* Dataset excerpt
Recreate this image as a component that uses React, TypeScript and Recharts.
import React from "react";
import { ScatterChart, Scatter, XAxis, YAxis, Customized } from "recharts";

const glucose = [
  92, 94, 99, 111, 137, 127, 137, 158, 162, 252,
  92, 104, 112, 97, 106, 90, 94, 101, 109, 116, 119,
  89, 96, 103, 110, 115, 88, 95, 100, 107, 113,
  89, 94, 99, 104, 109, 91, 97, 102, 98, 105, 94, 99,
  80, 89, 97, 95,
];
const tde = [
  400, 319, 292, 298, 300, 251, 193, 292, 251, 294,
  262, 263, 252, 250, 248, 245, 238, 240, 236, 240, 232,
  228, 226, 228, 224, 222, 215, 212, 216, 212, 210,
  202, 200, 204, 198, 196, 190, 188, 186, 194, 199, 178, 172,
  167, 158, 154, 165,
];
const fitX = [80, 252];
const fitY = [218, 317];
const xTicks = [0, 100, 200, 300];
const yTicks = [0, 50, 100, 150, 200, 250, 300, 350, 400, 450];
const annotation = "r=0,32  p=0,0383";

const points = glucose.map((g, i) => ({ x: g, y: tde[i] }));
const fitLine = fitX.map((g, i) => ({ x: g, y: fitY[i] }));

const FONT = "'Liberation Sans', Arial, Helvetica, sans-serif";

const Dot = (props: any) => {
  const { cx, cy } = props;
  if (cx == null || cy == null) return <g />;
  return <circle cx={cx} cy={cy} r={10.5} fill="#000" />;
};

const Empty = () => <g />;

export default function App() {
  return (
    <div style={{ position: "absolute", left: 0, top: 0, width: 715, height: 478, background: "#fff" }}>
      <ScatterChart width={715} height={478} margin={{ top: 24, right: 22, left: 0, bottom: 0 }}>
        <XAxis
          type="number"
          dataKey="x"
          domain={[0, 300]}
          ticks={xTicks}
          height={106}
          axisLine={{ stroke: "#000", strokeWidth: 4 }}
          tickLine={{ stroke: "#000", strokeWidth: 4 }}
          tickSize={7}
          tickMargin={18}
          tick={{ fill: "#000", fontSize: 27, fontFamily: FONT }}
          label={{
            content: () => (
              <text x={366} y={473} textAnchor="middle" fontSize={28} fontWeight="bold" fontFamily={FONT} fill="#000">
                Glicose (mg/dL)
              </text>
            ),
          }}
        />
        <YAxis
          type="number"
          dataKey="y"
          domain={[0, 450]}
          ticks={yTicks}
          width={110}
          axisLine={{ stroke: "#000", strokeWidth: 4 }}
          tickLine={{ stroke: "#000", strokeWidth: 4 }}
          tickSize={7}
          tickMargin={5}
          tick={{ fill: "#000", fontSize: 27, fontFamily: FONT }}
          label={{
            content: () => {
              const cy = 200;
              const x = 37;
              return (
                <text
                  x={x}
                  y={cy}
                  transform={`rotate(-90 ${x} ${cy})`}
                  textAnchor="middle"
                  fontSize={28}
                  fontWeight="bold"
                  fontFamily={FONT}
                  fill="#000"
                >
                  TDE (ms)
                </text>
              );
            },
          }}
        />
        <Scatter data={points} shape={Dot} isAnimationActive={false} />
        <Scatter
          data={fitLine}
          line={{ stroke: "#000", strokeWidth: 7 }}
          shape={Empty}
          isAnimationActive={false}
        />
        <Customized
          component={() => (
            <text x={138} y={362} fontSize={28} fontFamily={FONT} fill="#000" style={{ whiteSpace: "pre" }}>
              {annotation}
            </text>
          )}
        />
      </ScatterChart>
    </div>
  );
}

* Work to be completed
Word for word, quote all of the data above.

* Correct output
Recreate this image as a component that uses React, TypeScript and Recharts.
import React from "react";
import { ScatterChart, Scatter, XAxis, YAxis, Customized } from "recharts";

const glucose = [
  92, 94, 99, 111, 137, 127, 137, 158, 162, 252,
  92, 104, 112, 97, 106, 90, 94, 101, 109, 116, 119,
  89, 96, 103, 110, 115, 88, 95, 100, 107, 113,
  89, 94, 99, 104, 109, 91, 97, 102, 98, 105, 94, 99,
  80, 89, 97, 95,
];
const tde = [
  400, 319, 292, 298, 300, 251, 193, 292, 251, 294,
  262, 263, 252, 250, 248, 245, 238, 240, 236, 240, 232,
  228, 226, 228, 224, 222, 215, 212, 216, 212, 210,
  202, 200, 204, 198, 196, 190, 188, 186, 194, 199, 178, 172,
  167, 158, 154, 165,
];
const fitX = [80, 252];
const fitY = [218, 317];
const xTicks = [0, 100, 200, 300];
const yTicks = [0, 50, 100, 150, 200, 250, 300, 350, 400, 450];
const annotation = "r=0,32  p=0,0383";

const points = glucose.map((g, i) => ({ x: g, y: tde[i] }));
const fitLine = fitX.map((g, i) => ({ x: g, y: fitY[i] }));

const FONT = "'Liberation Sans', Arial, Helvetica, sans-serif";

const Dot = (props: any) => {
  const { cx, cy } = props;
  if (cx == null || cy == null) return <g />;
  return <circle cx={cx} cy={cy} r={10.5} fill="#000" />;
};

const Empty = () => <g />;

export default function App() {
  return (
    <div style={{ position: "absolute", left: 0, top: 0, width: 715, height: 478, background: "#fff" }}>
      <ScatterChart width={715} height={478} margin={{ top: 24, right: 22, left: 0, bottom: 0 }}>
        <XAxis
          type="number"
          dataKey="x"
          domain={[0, 300]}
          ticks={xTicks}
          height={106}
          axisLine={{ stroke: "#000", strokeWidth: 4 }}
          tickLine={{ stroke: "#000", strokeWidth: 4 }}
          tickSize={7}
          tickMargin={18}
          tick={{ fill: "#000", fontSize: 27, fontFamily: FONT }}
          label={{
            content: () => (
              <text x={366} y={473} textAnchor="middle" fontSize={28} fontWeight="bold" fontFamily={FONT} fill="#000">
                Glicose (mg/dL)
              </text>
            ),
          }}
        />
        <YAxis
          type="number"
          dataKey="y"
          domain={[0, 450]}
          ticks={yTicks}
          width={110}
          axisLine={{ stroke: "#000", strokeWidth: 4 }}
          tickLine={{ stroke: "#000", strokeWidth: 4 }}
          tickSize={7}
          tickMargin={5}
          tick={{ fill: "#000", fontSize: 27, fontFamily: FONT }}
          label={{
            content: () => {
              const cy = 200;
              const x = 37;
              return (
                <text
                  x={x}
                  y={cy}
                  transform={`rotate(-90 ${x} ${cy})`}
                  textAnchor="middle"
                  fontSize={28}
                  fontWeight="bold"
                  fontFamily={FONT}
                  fill="#000"
                >
                  TDE (ms)
                </text>
              );
            },
          }}
        />
        <Scatter data={points} shape={Dot} isAnimationActive={false} />
        <Scatter
          data={fitLine}
          line={{ stroke: "#000", strokeWidth: 7 }}
          shape={Empty}
          isAnimationActive={false}
        />
        <Customized
          component={() => (
            <text x={138} y={362} fontSize={28} fontFamily={FONT} fill="#000" style={{ whiteSpace: "pre" }}>
              {annotation}
            </text>
          )}
        />
      </ScatterChart>
    </div>
  );
}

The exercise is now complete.